On Tue, Aug 2, 2011 at 3:12 PM, Andrew Straw <andrew.straw@imp.ac.at> wrote:
...
My proposal for a general solution, and what I'd be interested in feedback on, is an idea of a "dataset container" (this is just a working name). It would look and act much like a dataset in the history, but would in fact be a logical construct that merely bundles together a homogeneous bunch of datasets. When a tool (or a workflow) is applied to a dataset container, Galaxy would automatically create a new container in which each dataset in this new container is the result of running the tool. (Workflows with N steps would thus generate N new containers.) The thing I like about this idea is that it preserves the ability to use tools and workflows on both individual datasets and, with some additional logic, on these new containers. In particular, I don't think the tools and workflows themselves would have to be modified. This would seemingly mitigate the slow Javascript issue by only showing a few items in the history window (even though Galaxy may have launched many jobs in the background).

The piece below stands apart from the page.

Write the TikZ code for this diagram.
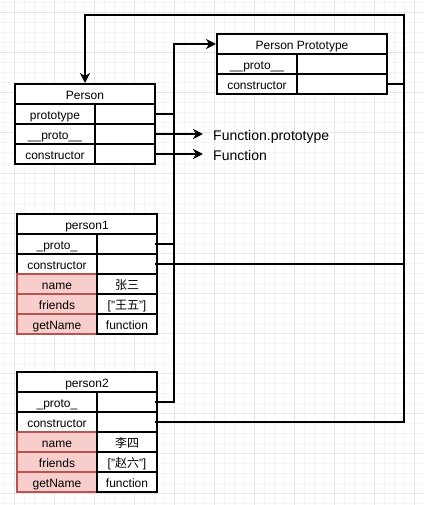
\documentclass[tikz,border=0pt]{standalone}
\usepackage{fontspec}
\setmainfont{Liberation Sans}
\newfontfamily\cjk{Noto Sans CJK SC}
\usetikzlibrary{positioning,calc,arrows.meta}
\definecolor{datafill}{HTML}{F8CECC}
\definecolor{dataline}{HTML}{B85450}
\definecolor{gridmajor}{HTML}{E6E6E6}
\definecolor{gridminor}{HTML}{F5F5F5}

\begin{document}
\begin{tikzpicture}[
    x=1pt, y=-1pt,
    cell/.style={rectangle, draw, line width=2pt, fill=white, minimum height=20pt, inner sep=0pt, text height=10.5pt, text depth=0pt, font=\fontsize{12pt}{14pt}\selectfont},
    head/.style={cell, minimum width=#1},
    key/.style={cell, minimum width=80pt},
    val/.style={cell, minimum width=#1},
    data/.style={key, fill=datafill, draw=dataline},
    link/.style={line width=2pt},
    tip/.style={link, -{Stealth[length=10pt,width=10pt,inset=3pt]}},
    ref/.style={anchor=base west, inner sep=0pt, font=\fontsize{14pt}{17pt}\selectfont}
]
    \useasboundingbox (0,0) rectangle (423,505);
    \fill[white] (0,0) rectangle (423,505);

    % Canvas grid
    \foreach \g in {4,14,...,424} \draw[gridminor, line width=1pt] (\g,0) -- (\g,505);
    \foreach \g in {3,13,...,503} \draw[gridminor, line width=1pt] (0,\g) -- (423,\g);
    \foreach \g in {14,54,...,414} \draw[gridmajor, line width=1pt] (\g,0) -- (\g,505);
    \foreach \g in {13,53,...,493} \draw[gridmajor, line width=1pt] (0,\g) -- (423,\g);

    % Person
    \node[head=140pt] (Person) at (85,94) {Person};
    \foreach \key/\tag [count=\i] in {prototype/Proto, \_\_proto\_\_/Dunder, constructor/Ctor} {
        \node[key] (Person\tag) at (55,94+20*\i) {\key};
        \node[val=60pt] (Person\tag-v) at (125,94+20*\i) {};
    }

    % Person Prototype
    \node[head=170pt] (PersonP) at (302,44) {Person Prototype};
    \foreach \key/\tag [count=\i] in {\_\_proto\_\_/Dunder, constructor/Ctor} {
        \node[key] (PersonP\tag) at (257,44+20*\i) {\key};
        \node[val=90pt] (PersonP\tag-v) at (342,44+20*\i) {};
    }

    % person1 and person2
    \foreach \obj/\ytop/\nm/\fri in {1/214/{\cjk 张三}/{["{\cjk 王五}"]}, 2/372/{\cjk 李四}/{["{\cjk 赵六}"]}} {
        \node[head=140pt] (P\obj) at (87,\ytop+10) {person\obj};
        \foreach \key/\tag [count=\i] in {\_proto\_/Proto, constructor/Ctor} {
            \node[key] (P\obj\tag) at (57,\ytop+10+20*\i) {\key};
            \node[val=60pt] (P\obj\tag-v) at (127,\ytop+10+20*\i) {};
        }
        \foreach \key/\v [count=\i from 3] in {name/\nm, friends/\fri, getName/function} {
            \node[data] (P\obj-\key) at (57,\ytop+10+20*\i) {\key};
            \node[val=60pt] (P\obj-\key-v) at (127,\ytop+10+20*\i) {\v};
        }
    }

    % Function targets
    \node[ref] (FnProto) at (213,140.5) {Function.prototype};
    \node[ref] (Fn) at (213,160.5) {Function};
    \draw[tip, shorten >=10pt] (PersonDunder-v.east) -- (PersonDunder-v.east -| FnProto.west);
    \draw[tip, shorten >=10pt] (PersonCtor-v.east) -- (PersonCtor-v.east -| Fn.west);

    % prototype links
    \coordinate (BusL) at (174,44);
    \draw[tip] ([xshift=-3pt]P2Proto-v.east) -- (P2Proto-v.east -| BusL) |- (PersonP.west);
    \draw[link] ([xshift=-3pt]P1Proto-v.east) -- (P1Proto-v.east -| BusL);
    \draw[link] (PersonProto-v.east) -- (PersonProto-v.east -| BusL);

    % constructor links
    \coordinate (BusR) at (404,15);
    \draw[tip] ([xshift=-3pt]P2Ctor-v.east) -- (P2Ctor-v.east -| BusR) -- (BusR) -| (Person.north);
    \draw[link] ([xshift=-3pt]P1Ctor-v.east) -- (P1Ctor-v.east -| BusR);
    \draw[link] (PersonPCtor-v.east) -- (PersonPCtor-v.east -| BusR);

\end{tikzpicture}
\end{document}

Furthermore, a new Reduce tool type could then act to take a dataset container as input and output a single dataset.
...
That is a very interesting idea. Note that in some of the usecases I had in mind the order of the sub-files was important, but in other cases not. So I think that internally I think Galaxy would have to store a "dataset collection" aka "homogeneous filetype collection" as an ordered list of filenames. As you observed, at the level of an individual tool, nothing changes - it gets given a single input file(s) as before, but now multiple copies of the tool will be running, each with a different input file (or files for more complex tools). I had been mulling over what is essentially a special case of this - a new datatype for "collection of BLAST XML files", and debating with myself if a zip file or simple concatenation would work here. In the case of BLAST XML files, there is precedent from early NCBI BLAST tools outputting concatenated XML files (which are not valid XML). My motivating example was the embarrassingly parallel task of multi-query BLAST searches. Here we can split up the input query file (*) and run the searches separately (the map step). The potentially hard part is merging the output (the reduce). Tabular output and plain text can basically be concatenated (note we should preserve the original query order). For XML (or -shudder- HTML output), a bit of data munging is needed. Your idea is much more elegant, and to me fits nicely with a general sub-task parallelization framework (as well as your example of running a single workflow on a collection of data files). Peter (*) You can also split the BLAST database/subject file, and there are options to adjust the e-value significance accordingly (so it is calculated using the full database size, not the partial database size). The downside is the merging of the results is much more complicated.